Daphne Oram, electronic music pioneer

Daphne Oram was born on New Years' Eve, 1925 in Devizes, Wiltshire. She studied organ and piano throughout her youth, and was invited to the Royal College of Music, but instead chose to go work as a sound engineer for the BBC in 1943, at the young age of 18. With World War II in full effect, young male applicants were sparse, and Daphne was somewhat of a fallback employee.

All the same, she quickly became known as a headstrong and forward-thinking worker, always making suggestions for new equipment and technology to improve the broadcasts. She was particularly interested in the relatively new field of electronic music, led by such pioneers as Raymond Scott, Leon Theremin, and Pierre Schaeffer.

At first, her bosses at the BBC were reluctant to start a radiophonic workshop. At night, Daphne would pull tape recorders together in a back room and create music through the midnight hour - and then put all of the equipment back the next day before work started. Finally in 1957 the BBC relented and opened the workshop. Its main goal was to provide background music to the radio and television programs being created, and Daphne threw herself headfirst into the job.

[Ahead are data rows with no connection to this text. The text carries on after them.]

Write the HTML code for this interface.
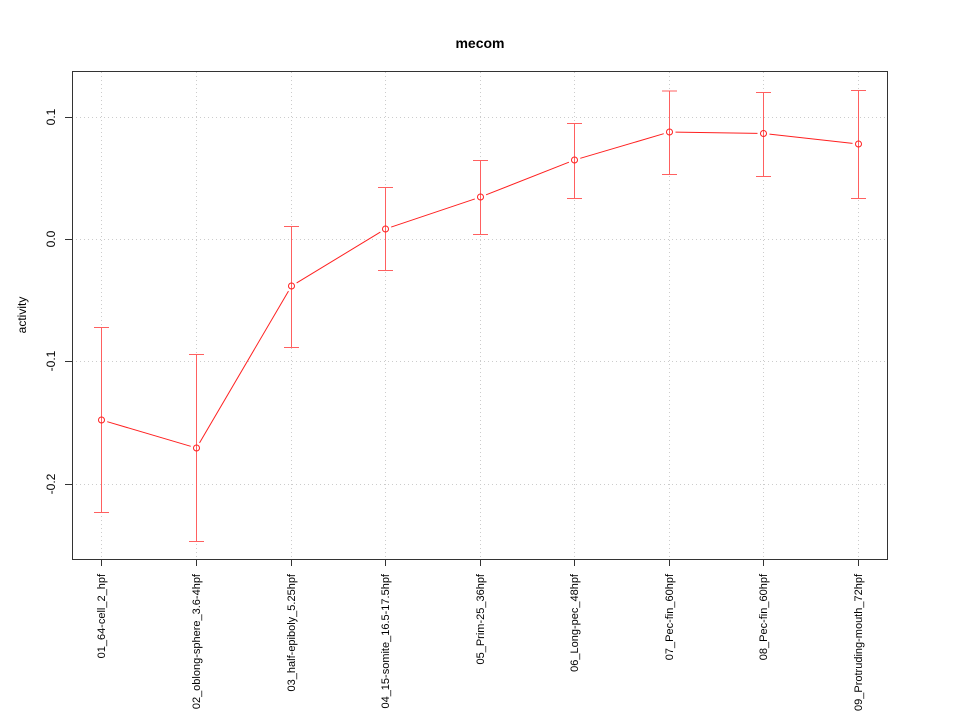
<!DOCTYPE html>
<html><head><meta charset="utf-8"><style>
html,body{margin:0;padding:0;background:#fff;}
svg{display:block;font-family:"Liberation Sans",Arial,sans-serif;}
</style></head><body>
<svg id="s" width="960" height="720" viewBox="0 0 960 720" xmlns="http://www.w3.org/2000/svg">
<text x="480" y="48" text-anchor="middle" font-size="14" font-weight="bold" fill="#000">mecom</text>
<g id="grid" stroke="#cccccc" stroke-width="1" stroke-dasharray="1,3"></g>
<g id="bars" stroke="#ff6060" stroke-width="1" fill="none"></g>
<g id="line" stroke="#ff2020" stroke-width="1" fill="none"></g>
<rect x="72.5" y="71.5" width="815" height="488" fill="none" stroke="#333" stroke-width="1"/>
<g id="axes" stroke="#333" stroke-width="1"></g>
<g id="lbl" font-size="11" fill="#000"></g>
<text transform="translate(26,315) rotate(-90)" text-anchor="middle" font-size="12" fill="#000">activity</text>
</svg>
<script>
var xs=[101,196,291,385,480,574,669,763,858];
var pts=[420,448,286,229,197,160,132,133.5,144];
var top_=[327,354,226,187,160,123,90.5,92,90];
var bot=[512,541,347,270,234,198,174,176,198];
var names=["01_64-cell_2_hpf","02_oblong-sphere_3.6-4hpf","03_half-epiboly_5.25hpf","04_15-somite_16.5-17.5hpf","05_Prim-25_36hpf","06_Long-pec_48hpf","07_Pec-fin_60hpf","08_Pec-fin_60hpf","09_Protruding-mouth_72hpf"];
var ns="http://www.w3.org/2000/svg";
function el(p,t,a,txt){var e=document.createElementNS(ns,t);for(var k in a)e.setAttribute(k,a[k]);if(txt)e.textContent=txt;document.getElementById(p).appendChild(e);return e;}
xs.forEach(function(x){el("grid","line",{x1:x+.5,y1:72,x2:x+.5,y2:559});});
[117,239,361,484].forEach(function(y){el("grid","line",{x1:72,y1:y+.5,x2:888,y2:y+.5});});
xs.forEach(function(x,i){
 el("bars","line",{x1:x+.5,y1:top_[i],x2:x+.5,y2:bot[i]});
 el("bars","line",{x1:x-7,y1:top_[i]+.5,x2:x+8,y2:top_[i]+.5});
 el("bars","line",{x1:x-7,y1:bot[i]+.5,x2:x+8,y2:bot[i]+.5});
 el("line","circle",{cx:x+.5,cy:pts[i],r:3});
 el("axes","line",{x1:x+.5,y1:559,x2:x+.5,y2:566});
 el("lbl","text",{transform:"translate("+(x+4)+",574) rotate(-90)","text-anchor":"end"},names[i]);
});
for(var i=0;i<8;i++){
 var x1=xs[i]+.5,y1=pts[i],x2=xs[i+1]+.5,y2=pts[i+1];
 var dx=x2-x1,dy=y2-y1,L=Math.sqrt(dx*dx+dy*dy),g=6/L;
 el("line","line",{x1:x1+dx*g,y1:y1+dy*g,x2:x2-dx*g,y2:y2-dy*g});
}
el("axes","line",{x1:72.5,y1:117,x2:72.5,y2:484});
var yl=[[117,"0.1"],[239,"0.0"],[361,"-0.1"],[484,"-0.2"]];
yl.forEach(function(a){
 el("axes","line",{x1:65,y1:a[0]+.5,x2:72,y2:a[0]+.5});
 el("lbl","text",{transform:"translate(55,"+a[0]+") rotate(-90)","text-anchor":"middle","font-size":"12"},a[1]);
});
</script>
</body></html>
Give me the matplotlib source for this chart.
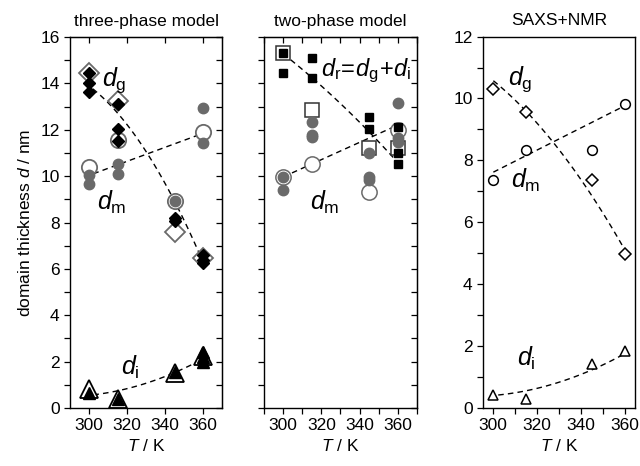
import matplotlib
matplotlib.use("Agg")
import matplotlib.pyplot as plt
import numpy as np

plt.rcParams['font.family'] = ['Liberation Sans', 'DejaVu Sans']
plt.rcParams['mathtext.fontset'] = 'custom'
plt.rcParams['mathtext.rm'] = 'Liberation Sans'
plt.rcParams['mathtext.it'] = 'Liberation Sans:italic'

GRAY = '#6a6a6a'

# ---- three-phase model ----
p1_dg_open_T = [300, 315, 345, 360]
p1_dg_open = [14.43, 13.24, 7.6, 6.45]
p1_dg_T = [300, 300, 300, 315, 315, 315, 345, 345, 360, 360, 360]
p1_dg = [14.43, 14.03, 13.64, 13.1, 12.03, 11.5, 8.2, 8.05, 6.6, 6.38, 6.25]
p1_dm_open_T = [300, 315, 345, 360]
p1_dm_open = [10.4, 11.56, 8.93, 11.89]
p1_dm_T = [300, 300, 315, 315, 345, 360, 360]
p1_dm = [10.05, 9.65, 10.52, 10.08, 8.93, 12.92, 11.41]
p1_di_open_T = [300, 315, 345, 360]
p1_di_open = [0.8, 0.37, 1.52, 2.24]
p1_di_T = [300, 315, 345, 360, 360, 360]
p1_di = [0.65, 0.4, 1.55, 2.43, 2.21, 2.0]
# dashed guide lines
p1_fit_dg_T = [302, 315.4, 330.4, 345.3, 359.3]
p1_fit_dg = [13.8, 12.63, 10.98, 8.97, 6.38]
p1_fit_dm_T = [302.3, 330.4, 360.2]
p1_fit_dm = [10.09, 10.98, 11.84]
p1_fit_di_T = [302.3, 319.8, 344.9, 359.3]
p1_fit_di = [0.56, 0.85, 1.5, 2.1]

# ---- two-phase model ----
p2_dr_open_T = [300, 315, 345, 360]
p2_dr_open = [15.3, 12.85, 11.2, 11.22]
p2_dr_T = [300, 300, 315, 315, 345, 345, 360, 360, 360]
p2_dr = [15.3, 14.46, 15.08, 14.22, 12.54, 12.03, 12.1, 10.98, 10.52]
p2_dm_open_T = [300, 315, 345, 360]
p2_dm_open = [9.97, 10.52, 9.33, 11.99]
p2_dm_T = [300, 300, 315, 315, 315, 345, 345, 345, 360, 360, 360]
p2_dm = [9.97, 9.4, 12.32, 11.77, 11.67, 10.98, 9.97, 9.83, 13.14, 11.63, 11.48]
p2_fit_dr_T = [300, 314.9, 342.8, 360.2]
p2_fit_dr = [15.3, 14.22, 12.13, 10.55]
p2_fit_dm_T = [300, 315, 362]
p2_fit_dm = [9.97, 10.52, 12.28]

# ---- SAXS+NMR ----
p3_T = [300, 315, 345, 360]
p3_dg = [10.31, 9.56, 7.35, 4.99]
p3_dm = [7.38, 8.34, 8.32, 9.83]
p3_di = [0.42, 0.29, 1.42, 1.84]
p3_fit_dg_T = [300.2, 328.2, 351.6, 359.2]
p3_fit_dg = [10.58, 8.48, 6.17, 5.15]
p3_fit_dm_T = [300.2, 360]
p3_fit_dm = [7.62, 9.77]
p3_fit_di_T = [302.4, 319.9, 344.8, 360]
p3_fit_di = [0.42, 0.63, 1.23, 1.76]


def guide(ax, T, y, deg=2):
    c = np.polyfit(T, y, min(deg, len(T) - 1))
    t = np.linspace(min(T), max(T), 100)
    ax.plot(t, np.polyval(c, t), color='black', lw=1.0, ls=(0, (4, 3)), zorder=1)


def style(ax, ymax, top_right=True, minor_x=False):
    ax.set_xlim(290, 370)
    ax.set_ylim(0, ymax)
    ax.set_xticks([300, 320, 340, 360])
    if minor_x:
        ax.set_xticks(np.arange(290, 371, 10), minor=True)
    ax.tick_params(axis='both', which='both', direction='out', length=4,
                   width=0.9, labelsize=12.5)
    for s in ax.spines.values():
        s.set_linewidth(1.0)
    ax.set_xlabel('$T$ / K', fontsize=12.5, labelpad=3)
    if top_right:
        sec = ax.secondary_xaxis('top')
        sec.set_xticks([300, 320, 340, 360])
        if minor_x:
            sec.set_xticks(np.arange(290, 371, 10), minor=True)
        sec.tick_params(which='both', direction='in', length=4, width=0.9)
        sec.set_xticklabels([])
        sec2 = ax.secondary_yaxis('right')
        sec2.set_yticks(np.arange(0, ymax + 1, 2))
        sec2.set_yticks(np.arange(0, ymax + 1, 1), minor=True)
        sec2.tick_params(which='both', direction='in', length=4, width=0.9)
        sec2.set_yticklabels([])


fig = plt.figure(figsize=(6.4, 4.66), dpi=100)
ax1 = fig.add_axes([0.1094, 0.1245, 0.2375, 0.796])
ax2 = fig.add_axes([0.4125, 0.1245, 0.239, 0.796])
ax3 = fig.add_axes([0.7547, 0.1245, 0.2375, 0.797])

# panel 1
guide(ax1, p1_fit_dg_T, p1_fit_dg)
guide(ax1, p1_fit_dm_T, p1_fit_dm, 1)
guide(ax1, p1_fit_di_T, p1_fit_di)
ax1.plot(p1_dg_open_T, p1_dg_open, 'D', ms=10, mfc='white', mec=GRAY, mew=1.3, ls='none', zorder=2)
ax1.plot(p1_dm_open_T, p1_dm_open, 'o', ms=11, mfc='white', mec=GRAY, mew=1.3, ls='none', zorder=2)
ax1.plot(p1_di_open_T, p1_di_open, '^', ms=13, mfc='white', mec='black', mew=1.3, ls='none', zorder=2)
ax1.plot(p1_dm_T, p1_dm, 'o', ms=7.5, color=GRAY, ls='none', zorder=3)
ax1.plot(p1_dg_T, p1_dg, 'D', ms=6.5, color='black', ls='none', zorder=4)
ax1.plot(p1_di_T, p1_di, '^', ms=9, color='black', ls='none', zorder=4)
style(ax1, 16)
ax1.set_yticks(np.arange(0, 17, 2))
ax1.set_yticks(np.arange(0, 17, 1), minor=True)
ax1.set_ylabel('domain thickness $d$ / nm', fontsize=12.5, labelpad=5)
ax1.set_title('three-phase model', fontsize=12.5, pad=8)
ax1.text(307, 13.9, r'$d_\mathrm{g}$', fontsize=18)
ax1.text(304, 8.55, r'$d_\mathrm{m}$', fontsize=18)
ax1.text(317, 1.45, r'$d_\mathrm{i}$', fontsize=18)

# panel 2
guide(ax2, p2_fit_dr_T, p2_fit_dr)
guide(ax2, p2_fit_dm_T, p2_fit_dm, 1)
ax2.plot(p2_dr_open_T, p2_dr_open, 's', ms=10, mfc='white', mec='#333333', mew=1.1, ls='none', zorder=2)
ax2.plot(p2_dm_open_T, p2_dm_open, 'o', ms=11, mfc='white', mec=GRAY, mew=1.1, ls='none', zorder=2)
ax2.plot(p2_dm_T, p2_dm, 'o', ms=7.5, color=GRAY, ls='none', zorder=3)
ax2.plot(p2_dr_T, p2_dr, 's', ms=6, color='black', ls='none', zorder=4)
style(ax2, 16, minor_x=True)
ax2.set_yticks(np.arange(0, 17, 2))
ax2.set_yticks(np.arange(0, 17, 1), minor=True)
ax2.set_yticklabels([])
ax2.set_title('two-phase model', fontsize=12.5, pad=8)
ax2.text(320, 14.3, r'$d_\mathrm{r}\!=\!d_\mathrm{g}\!+\!d_\mathrm{i}$', fontsize=17)
ax2.text(314, 8.55, r'$d_\mathrm{m}$', fontsize=18)

# panel 3
guide(ax3, p3_fit_dg_T, p3_fit_dg)
guide(ax3, p3_fit_dm_T, p3_fit_dm, 1)
guide(ax3, p3_fit_di_T, p3_fit_di)
ax3.plot(p3_T, p3_dg, 'D', ms=6.5, mfc='white', mec='black', mew=1.1, ls='none', zorder=3)
ax3.plot(p3_T, p3_dm, 'o', ms=7, mfc='white', mec='black', mew=1.1, ls='none', zorder=3)
ax3.plot(p3_T, p3_di, '^', ms=7.5, mfc='white', mec='black', mew=1.1, ls='none', zorder=3)
style(ax3, 12, top_right=False, minor_x=True)
ax3.set_xlim(295.5, 364.5)
ax3.set_yticks(np.arange(0, 13, 2))
ax3.set_yticks(np.arange(0, 13, 1), minor=True)
ax3.set_title('SAXS+NMR', fontsize=12.5, pad=8)
ax3.text(307, 10.45, r'$d_\mathrm{g}$', fontsize=18)
ax3.text(308, 7.1, r'$d_\mathrm{m}$', fontsize=18)
ax3.text(311, 1.35, r'$d_\mathrm{i}$', fontsize=18)

fig.savefig('out.png', dpi=100)
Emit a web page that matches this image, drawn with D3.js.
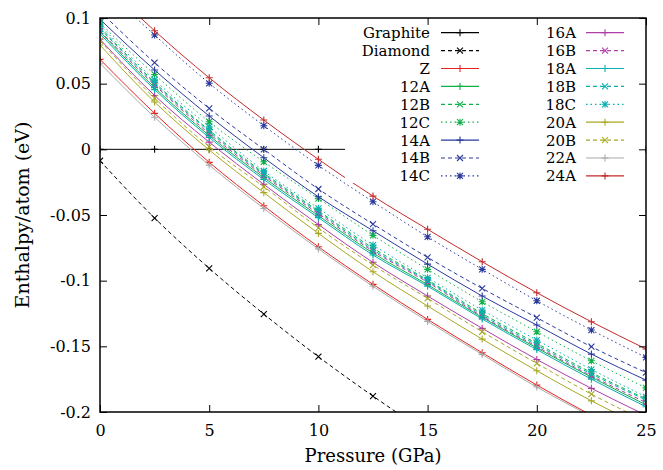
<!DOCTYPE html>
<html><head><meta charset="utf-8">
<script src="https://cdn.jsdelivr.net/npm/d3@7"></script>
<style>
body{margin:0;background:#fff}
svg{display:block}
</style>
</head><body>
<svg id="chart" width="663" height="470"></svg>
<script>
// ---------------- data ----------------
const pressure = [0, 2.5, 5, 7.5, 10, 12.5, 15, 17.5, 20, 22.5, 25];
const xTicks = [0, 5, 10, 15, 20, 25];
const yTicks = [0.1, 0.05, 0, -0.05, -0.1, -0.15, -0.2];
const yTickLabels = ["0.1", "0.05", "0", "-0.05", "-0.1", "-0.15", "-0.2"];

const graphite = [0, 0, 0, 0, 0, 0, 0, 0, 0, 0, 0];
const diamond  = [-0.0087, -0.0523, -0.0906, -0.1254, -0.1579, -0.1879, -0.216];
const z        = [0.0685, 0.0274, -0.0099, -0.0430, -0.0742, -0.1028, -0.1295, -0.1549, -0.1795, -0.2025, -0.224];
const s12A     = [0.0896, 0.0470, 0.0105, -0.0215, -0.0505, -0.0790, -0.1030, -0.1280, -0.1512, -0.1735, -0.1945];
const s12B     = [0.0930, 0.0510, 0.0145, -0.0180, -0.0468, -0.0752, -0.0995, -0.1250, -0.1478, -0.1700, -0.1900];
const s12C     = [0.0960, 0.0570, 0.0210, -0.0095, -0.0375, -0.0655, -0.0914, -0.1161, -0.1389, -0.1610, -0.1816];
const s14A     = [0.0990, 0.0604, 0.0254, -0.0064, -0.0361, -0.0620, -0.0874, -0.1117, -0.1338, -0.1559, -0.1757];
const s14B     = [0.1050, 0.0660, 0.0312, 0.0000, -0.0302, -0.0569, -0.0823, -0.1059, -0.1282, -0.1503, -0.1700];
const s14C     = [0.1260, 0.0870, 0.0503, 0.0180, -0.0122, -0.0399, -0.0666, -0.0914, -0.1153, -0.1376, -0.1584];
const s16A     = [0.0838, 0.0410, 0.0055, -0.0267, -0.0573, -0.0861, -0.1117, -0.1363, -0.1600, -0.1820, -0.2025];
const s16B     = [0.0900, 0.0490, 0.0120, -0.0200, -0.0490, -0.0775, -0.1012, -0.1272, -0.1502, -0.1725, -0.1928];
const s18A     = [0.0880, 0.0455, 0.0090, -0.0230, -0.0520, -0.0805, -0.1042, -0.1292, -0.1525, -0.1750, -0.1960];
const s18B     = [0.0920, 0.0500, 0.0135, -0.0190, -0.0478, -0.0765, -0.1003, -0.1262, -0.1490, -0.1711, -0.1909];
const s18C     = [0.0947, 0.0528, 0.0172, -0.0165, -0.0449, -0.0729, -0.0978, -0.1224, -0.1452, -0.1676, -0.1884];
const s20A     = [0.0794, 0.0360, -0.0005, -0.0330, -0.0640, -0.0932, -0.1193, -0.1445, -0.1686, -0.1915, -0.2120];
const s20B     = [0.0827, 0.0390, 0.0020, -0.0285, -0.0598, -0.0881, -0.1135, -0.1389, -0.1630, -0.1864, -0.2070];
const s22A     = [0.0655, 0.0244, -0.0120, -0.0450, -0.0758, -0.1043, -0.1310, -0.1562, -0.1810, -0.2035, -0.2250];
const s24A     = [0.1300, 0.0903, 0.0545, 0.0223, -0.0076, -0.0356, -0.0609, -0.0856, -0.1092, -0.1313, -0.1520];

const seriesNames  = ["Graphite","Diamond","Z","12A","12B","12C","14A","14B","14C","16A","16B","18A","18B","18C","20A","20B","22A","24A"];
const seriesValues = [graphite, diamond, z, s12A, s12B, s12C, s14A, s14B, s14C, s16A, s16B, s18A, s18B, s18C, s20A, s20B, s22A, s24A];
const seriesColors = ["#000000","#000000","#e8231e","#12b04a","#12b04a","#12b04a","#2a3a9c","#2a3a9c","#2a3a9c","#b03ea8","#b03ea8","#0aaeae","#0aaeae","#0aaeae","#a8a824","#a8a824","#aaaaaa","#c42a2a"];
const seriesDash   = ["solid","dash","solid","solid","dash","dot","solid","dash","dot","solid","dash","solid","dash","dot","solid","dash","solid","solid"];
const seriesMarker = ["plus","cross","plus","plus","cross","star","plus","cross","star","plus","cross","plus","cross","star","plus","cross","plus","plus"];

// ---------------- drawing ----------------
const FONT = "DejaVu Serif";
const svg = d3.select("#chart");
const L = 100, R = 646, T = 18, B = 412;
const x = d3.scaleLinear().domain([0, 25]).range([L, R]);
const y = d3.scaleLinear().domain([-0.2, 0.1]).range([B, T]);

svg.append("defs").append("clipPath").attr("id", "clip")
  .append("rect").attr("x", L).attr("y", T).attr("width", R - L).attr("height", B - T);

const dashMap = {solid: null, dash: "4,3", dot: "1.5,3"};
const markerPath = {
  plus:  "M-3.5,0H3.5M0,-3.5V3.5",
  cross: "M-3,-3L3,3M-3,3L3,-3",
  star:  "M-3.5,0H3.5M0,-3.5V3.5M-3,-3L3,3M-3,3L3,-3"
};

const line = d3.line().x(d => x(d[0])).y(d => y(d[1])).curve(d3.curveMonotoneX);
const plot = svg.append("g").attr("clip-path", "url(#clip)");

seriesNames.forEach((name, i) => {
  const pts = seriesValues[i].map((v, j) => [pressure[j], v]);
  const g = plot.append("g");
  g.append("path").datum(pts)
    .attr("d", line)
    .attr("fill", "none")
    .attr("stroke", seriesColors[i])
    .attr("stroke-width", 1)
    .attr("stroke-dasharray", dashMap[seriesDash[i]]);
  g.selectAll("path.m").data(pts).enter().append("path")
    .attr("class", "m")
    .attr("transform", d => `translate(${x(d[0])},${y(d[1])})`)
    .attr("d", markerPath[seriesMarker[i]])
    .attr("fill", "none")
    .attr("stroke", seriesColors[i])
    .attr("stroke-width", 1.1);
});

// ---------------- legend (opaque) ----------------
const leg = svg.append("g");
leg.append("rect").attr("x", 345).attr("y", T + 1).attr("width", R - 346).attr("height", 164).attr("fill", "#fff");
const rowH = 17.9, row0 = 32.7;
seriesNames.forEach((name, i) => {
  const col = i < 9 ? 0 : 1;
  const r = i % 9;
  const tx = col === 0 ? 430 : 576;
  const lx0 = col === 0 ? 441 : 586;
  const lx1 = lx0 + 38;
  const cy = row0 + r * rowH;
  leg.append("text").attr("x", tx).attr("y", cy).attr("dy", "0.36em")
    .attr("text-anchor", "end").attr("font-family", FONT).attr("font-size", 15).text(name);
  leg.append("line").attr("x1", lx0).attr("x2", lx1).attr("y1", cy).attr("y2", cy)
    .attr("stroke", seriesColors[i]).attr("stroke-width", 1.2)
    .attr("stroke-dasharray", dashMap[seriesDash[i]]);
  leg.append("path").attr("transform", `translate(${(lx0 + lx1) / 2},${cy})`)
    .attr("d", markerPath[seriesMarker[i]]).attr("fill", "none")
    .attr("stroke", seriesColors[i]).attr("stroke-width", 1.1);
});

// ---------------- axes ----------------
const fmtY = d => yTickLabels[yTicks.indexOf(d)];
const axL = svg.append("g").attr("transform", `translate(${L},0)`)
  .call(d3.axisLeft(y).tickValues(yTicks).tickSize(-7).tickPadding(9).tickFormat(fmtY));
const axR = svg.append("g").attr("transform", `translate(${R},0)`)
  .call(d3.axisRight(y).tickValues(yTicks).tickSize(-7).tickFormat(""));
const axB = svg.append("g").attr("transform", `translate(0,${B})`)
  .call(d3.axisBottom(x).tickValues(xTicks).tickSize(-7).tickPadding(13).tickFormat(d => String(d)));
const axT = svg.append("g").attr("transform", `translate(0,${T})`)
  .call(d3.axisTop(x).tickValues(xTicks).tickSize(-7).tickFormat(""));
[axL, axR, axB, axT].forEach(a => {
  a.attr("font-family", FONT).attr("font-size", 16);
  a.select(".domain").remove();
  a.selectAll(".tick line").attr("stroke", "#000").attr("stroke-width", 1);
});
svg.append("rect").attr("x", L).attr("y", T).attr("width", R - L).attr("height", B - T)
  .attr("fill", "none").attr("stroke", "#000").attr("stroke-width", 1.5);

svg.append("text").attr("x", (L + R) / 2).attr("y", 462).attr("text-anchor", "middle")
  .attr("font-family", FONT).attr("font-size", 18).text("Pressure (GPa)");
svg.append("text").attr("transform", `translate(29,${(T + B) / 2}) rotate(-90)`)
  .attr("text-anchor", "middle").attr("font-family", FONT).attr("font-size", 19).text("Enthalpy/atom (eV)");
</script>
</body></html>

While working there, Daphne was introduced to a number of electronic composers, including John Cage, the noted avant-garde artist. Daphne felt that the Workshop had just become a vehicle for spitting out music, instead of an institution for research and experimentation. Daphne's work with Cage was liberating to her, and she quit her job as director of the Radiophonic Workshop in October of 1958, building a studio in her own home. Here she worked on a number of pieces, including most famously the score for 1961's horror classic The Innocents. Most of Daphne's work was ambient music, backgrounds for performance art and sculptures. No complete compilation of her work has been released, though plans are in the work for a box set in the future.

In 1962, while working at her home, Daphne came up with her most ambitious project yet, when she expanded on an earlier idea she had had at the BBC: to create sound from a picture. She took an old mimeograph and revised it so that a special stylus could translate pencil movements into music through a series of modulators and oscillators. These inventions have become almost quaint in the modern era of samplers, digitizers, and synthesizers, but at the time they were cutting-edge in ways unimaginable. This machine, called an Oramics machine, became perhaps her most famous musical legacy.

Daphne's work also attracted the more accessible music crowd, the rock n rollers. In 1969, Pete Townshend of The Who called up Daphne and asked if they could borrow her ring modulator. She agreed - but later admitted she had no idea who the person on the phone was!

In 1981, the lifelong technophile purchased an Apple II and instantly set to work trying to recreate the Oramics machine and her other novel inventions. She also experimented with the Acorn Archimedes in the future. She spent nearly 10 years working on it, while continuing to lecture and teach about electronics and musicmaking in universities across London.

In 1994, Daphne suffered a stroke and became bed-ridden. She moved into a nursing home sometime in the late 90s, and unfortunately her old home was burglarized several times, with countless items of both historical and monetary value being pilfered. Finally on January 5, 2003 Daphne Oram, the mother of modern electronic music, passed away. She was 77.